After the stones are placed, a very fine fill sand, called a jointing sand, is swept into all the cracks and a final pass with the compactor helps to settle that sand tightly between all the stones.
CHOOSING A JOINTING SAND
Once all the stones are in place you will need to fill the spaces between stones with sand. A simple fine sand can work, but often the sand filters down under the bricks, even into the substrate if there is no geotextile. You can get sand with polymers added that make the sand particles bond to each other and a bit to the bricks. There are a lot of critiques of using the polymer added sand as it tends to crack and stay open, like cracked mortar in a brick wall.
One rather amazing jointing sand that I have now tested for several years is Envirobond. This rather impressive product is applied as easily as regular fine sand -- simply poured over the cracks and swept in. Run a vibrator over the top if you still have the one you rented for compacting the substrate. Then you can either sprinkle it with water, or wait for the rain. The water will cause it to swell, tightly filling all the space between stones and then dry in that expanded position. If cracks show up because of stones moving -- from settling or from heavy use -- the next time it rains, the material expands again, self-healing any cracks. It is not available everywhere so check their website for where to purchase it in your area before starting to hunt for it.

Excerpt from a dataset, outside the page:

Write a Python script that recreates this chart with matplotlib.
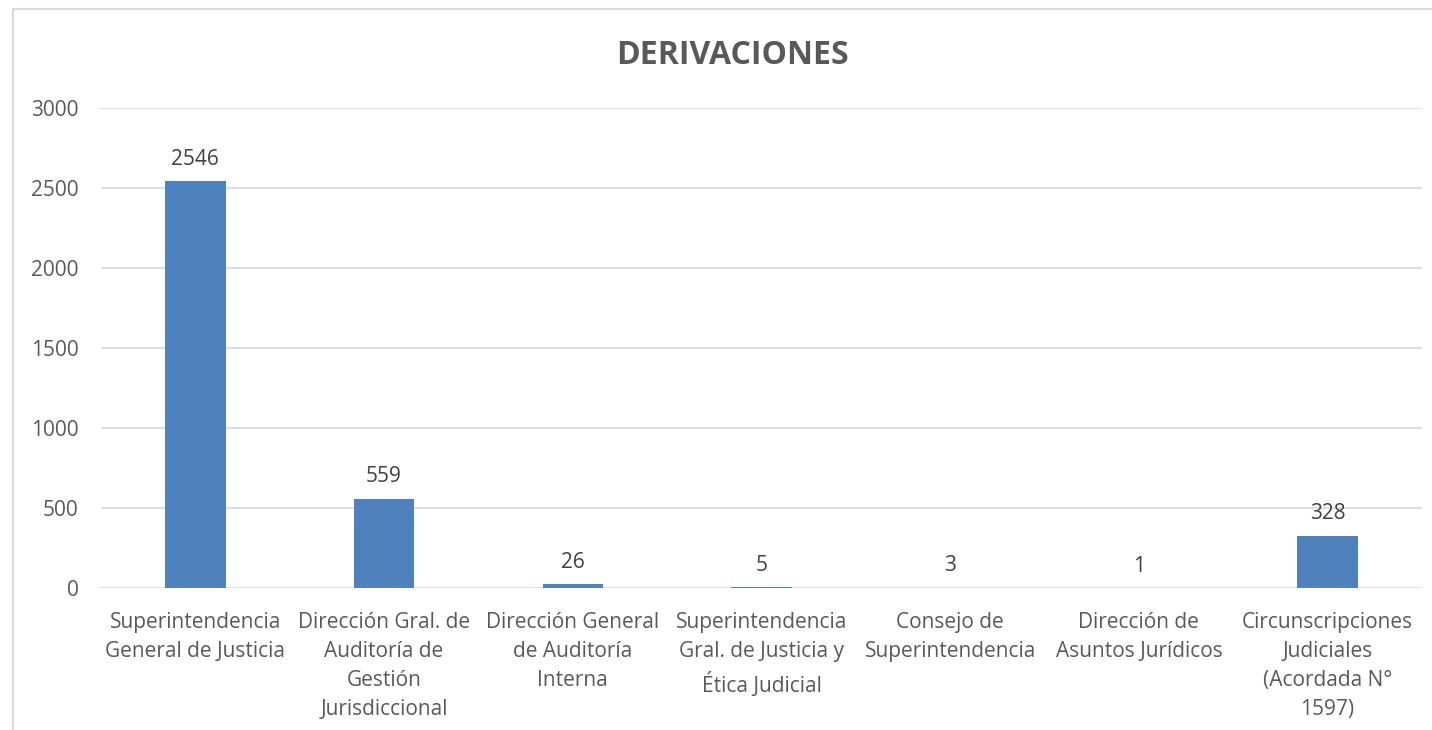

They say no plants will grow but that is not entirely true. Plants are greatly slowed down, but mother nature is stronger than anything made by man, so they will eventually grow through -- but less so than with regular sand, even less so than polymer added sand. I have had great success in controlling all growth through the stones by simple pouring ordinary white vinagar on any green growth. That changes the PH of the plant enough to kill anything and it will take whole new roots for something new to grow back again.
We tend to concentrate on laying the pattern of stones. Instead, we should really be concentrating on building a properly compacted substrate that is deep enough to carry the load that will be on top. This way, your carefully laid pattern will remain as beautiful as when it was first laid.
RESETTING STONES TO REPAIR SETTLING OR CHANGE THE SLOPE
If erosion or settling is causing problems, understand and if possible, solve the problem causing the erosion first -- like redirecting rain gutter downspouts. Sometimes you need to lift stones near the house or create a series of slopes that direct the water towards the street.
Start by taking pictures both far-back and close-up so you have a clear plan as to how the stone pattern goes back together. This is especially important for all the cut or trimmed stones on edges.
Then pull the stones out one by one and set them aside in the same pattern. Stacking stones leads to never getting them back in the same pattern.
Then if you are really correcting a deep problem, shovel off the sand and put in more road gravel. Don't forget to compact, although in a small area the 4x4 with a plywood plate shown above will do the compacting job. You should have an inch or so of sand on the top for shaping and leveling. Use a long straight 2x4 to check the slope, even use it as an oversized scraper to shape the sand. Compact and check again until you have exactly the landscaping shape you need.
Then place the stones back. You can make them tighter or looser, a small change between stones makes a lot of difference 3 feet later. Only after everything fits and the slopes are perfect, sweep in the filler sand. Pounding again with the tamping rod will shake the sand into filling the cracks. Sweep at an angle to the cracks to push sand into the cracks, not have the broom dig it out.
GETTING OIL SPILLS OFF OF PAVING STONES
When you get some oil on those stones, you really should try the rather remarkable Oil Lift with Flubber Dust. It really works.